Fruit Tree Insects
What is apple maggot?
The apple maggot (Rhagoletis pomonella), is a pest native to North America that has caused considerable damage to fruit crops and apple orchards. Heavily infested trees can have distorted fruit limiting their market to cider and animal feed.
Apple maggot is a type of fly that is a pest primarily on apples and crabapples, as well as other fruits. Efforts to control this fly are varied including insecticides, sticky traps, bags to protect fruit, and biological control with natural predators.
• Adult flies are small with conspicuous dark markings on wings and a white spot on their back
• Damage to fruit consists of stippling and dimples caused by the adult fly laying eggs
• These dimples are called “stings” and as the larvae mature they can cause the pulp to breakdown and the fruit to rot
What To Do
Fruit trees in the landscape setting can be treated with pesticides to reduce the damage caused by this pest. Other preventative measures can be taken as well to further ensure viable yields. Any unharvested or fallen fruit should be removed or destroyed surrounding the tree. If you are looking to protect the current year’s fruit another option is to cover newly forming fruit with paper, or specific fruit bags. Sticky traps can be used to catch adults as well as give an indication on when to begin pesticide treatments. A mixture of cultural and chemical control methods should be used for the best control. Rotating between different pesticides is a good management practice to reduce resistance in apple maggot populations.
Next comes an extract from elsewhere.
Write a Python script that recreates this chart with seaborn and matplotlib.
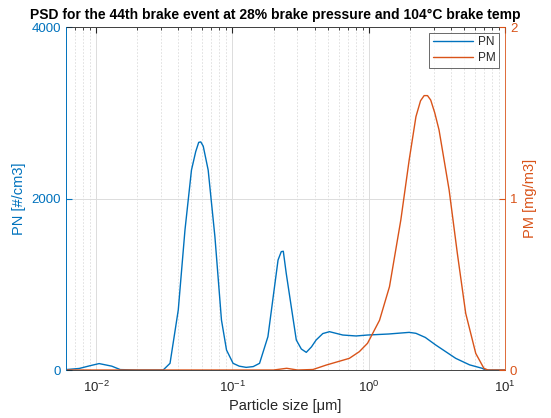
import numpy as np
import pandas as pd
import matplotlib
matplotlib.use("Agg")
import matplotlib.pyplot as plt
import seaborn as sns
from matplotlib.ticker import LogLocator, NullFormatter

sns.set_style("white")
plt.rcParams['font.family'] = ['Liberation Sans', 'DejaVu Sans']

title = "PSD for the 44th brake event at 28% brake pressure and 104°C brake temp"

pn_size = [0.006, 0.0075, 0.009, 0.0105, 0.013, 0.015, 0.02, 0.031, 0.0348, 0.040,
           0.0448, 0.050, 0.0537, 0.0565, 0.0585, 0.061, 0.0663, 0.0743, 0.083, 0.0904,
           0.101, 0.112, 0.126, 0.142, 0.158, 0.182, 0.216, 0.228, 0.236, 0.248, 0.270,
           0.294, 0.320, 0.348, 0.38, 0.411, 0.46, 0.515, 0.645, 0.807, 0.98, 1.4, 1.98,
           2.22, 2.6, 3.1, 4.35, 5.5, 6.8, 7.2, 10.0]
pn_value = [5, 18, 50, 75, 45, 5, 0, 0, 78, 700,
            1633, 2332, 2546, 2655, 2660, 2610, 2332, 1555, 583, 233,
            78, 45, 31, 40, 78, 389, 1283, 1380, 1385, 1127, 738,
            350, 245, 206, 270, 350, 425, 447, 408, 397, 408, 420, 439,
            428, 380, 292, 136, 60, 20, 0, 0]

pm_size = [0.006, 0.2, 0.25, 0.3, 0.39, 0.488, 0.72, 0.853, 0.98, 1.2, 1.42, 1.72,
           1.98, 2.22, 2.4, 2.55, 2.7, 2.85, 3.05, 3.28, 3.89, 4.47, 5.15, 6.1, 7.0,
           7.5, 10.0]
pm_value = [0, 0, 0.01, 0, 0.003, 0.029, 0.068, 0.107, 0.156, 0.29, 0.486, 0.875,
            1.224, 1.477, 1.57, 1.60, 1.60, 1.574, 1.50, 1.4, 1.05, 0.68, 0.33, 0.097,
            0.01, 0, 0]

blue = "#0072BD"
orange = "#D95319"
dark = "#262626"

pn_df = pd.DataFrame({"size": pn_size, "value": pn_value})
pm_df = pd.DataFrame({"size": pm_size, "value": pm_value})

fig = plt.figure(figsize=(5.51, 4.18), dpi=100)
ax = fig.add_axes([0.1198, 0.1148, 0.7967, 0.8206])
ax2 = ax.twinx()

sns.lineplot(data=pn_df, x="size", y="value", ax=ax, color=blue, lw=1.0, label="PN", legend=False)
sns.lineplot(data=pm_df, x="size", y="value", ax=ax2, color=orange, lw=1.0, label="PM", legend=False)

ax.set_xscale("log")
ax.set_xlim(0.006, 10)
ax.set_ylim(0, 4000)
ax2.set_ylim(0, 2)
ax.set_yticks([0, 2000, 4000])
ax2.set_yticks([0, 1, 2])

ax.xaxis.set_major_locator(LogLocator(base=10, numticks=10))
ax.xaxis.set_minor_locator(LogLocator(base=10, subs=np.arange(2, 10), numticks=50))
ax.xaxis.set_minor_formatter(NullFormatter())

ax.grid(True, which="major", axis="both", color="#dcdcdc", lw=0.7)
ax.grid(True, which="minor", axis="x", color="#dcdcdc", lw=0.6, ls=(0, (2, 2)))
ax.set_axisbelow(True)

ax.tick_params(axis="x", which="both", direction="in", top=True, colors=dark, labelsize=9.5, pad=7)
ax.tick_params(axis="x", which="major", length=4)
ax.tick_params(axis="x", which="minor", length=2.5)
ax.tick_params(axis="y", direction="in", colors=blue, labelsize=9.5, length=4)
ax2.tick_params(axis="y", direction="in", colors=orange, labelsize=9.5, length=4)

for s in ["top", "bottom"]:
    ax.spines[s].set_color(dark)
    ax.spines[s].set_linewidth(0.6)
ax.spines["left"].set_color(blue)
ax2.spines["left"].set_color(blue)
ax2.spines["right"].set_color(orange)
for s in ["left", "right"]:
    ax2.spines[s].set_linewidth(0.6)
    ax.spines[s].set_linewidth(0.6)
ax.spines["right"].set_visible(False)
ax2.spines["top"].set_visible(False)
ax2.spines["bottom"].set_visible(False)

ax.set_xlabel("Particle size [μm]", fontsize=10.5, color=dark, labelpad=3)
ax.set_ylabel("PN [#/cm3]", fontsize=10.5, color=blue)
ax2.set_ylabel("PM [mg/m3]", fontsize=10.5, color=orange)
ax.set_title(title, fontsize=10, fontweight="bold", color="black", pad=6, x=0.476)

h1, l1 = ax.get_legend_handles_labels()
h2, l2 = ax2.get_legend_handles_labels()
leg = ax2.legend(h1 + h2, l1 + l2, loc="upper right", fontsize=8.5, frameon=True,
                 fancybox=False, edgecolor=dark, handlelength=3.4, borderaxespad=0.5,
                 labelspacing=0.3, handletextpad=0.4, borderpad=0.3)
leg.get_frame().set_linewidth(0.6)

fig.savefig("out.png", dpi=100)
- Even small numbers of apple maggot can cause major damage to apple yields
- Apple maggot has one generation per year and overwinters in the ground as a pupae
- Primary damage from this pest is caused by the adult fly creating a hole in the fruit to lay eggs making the fruit unmarketable or particularly unappealing for consumption
MANAGING APPLE MAGGOT
Efforts to control apple maggot can vary depending on the time of year and pest severity. These methods can include insecticides, sticky traps, and biological control with natural predators. For the best control, a combination of chemical and cultural practices should be used. The main focus of the treatments will be on protecting the fruit.
Managing the Insect
There are many different insecticide treatments your arborist may recommend based on the timing and severity of the current infestation. The goal of insecticide sprays is to protect the newly developing fruit from larval attack and adult egg laying.
Applications are typically made once adults are caught in traps. From there your arborist will treat every 14 – 21 days if adults are still being found. Adult activity lessens as the year goes on and treatments may stop around August.
Other Treatment Practices
- Destroy any remaining fruit from unharvested trees and remove fallen fruit from the ground surrounding the trees.
- Sticky Traps
- Traps are sold as red spheres with tanglefoot and possible scents.
- Traps are hung 1 per 100 fruit
- Fruit Bagging
- Prevent eggs being laid on fruit by covering the newly formed fruit with paper bags or specific fruit bags.
- Secure bags over fruit with string or twist tie. Avoid constricting the stem.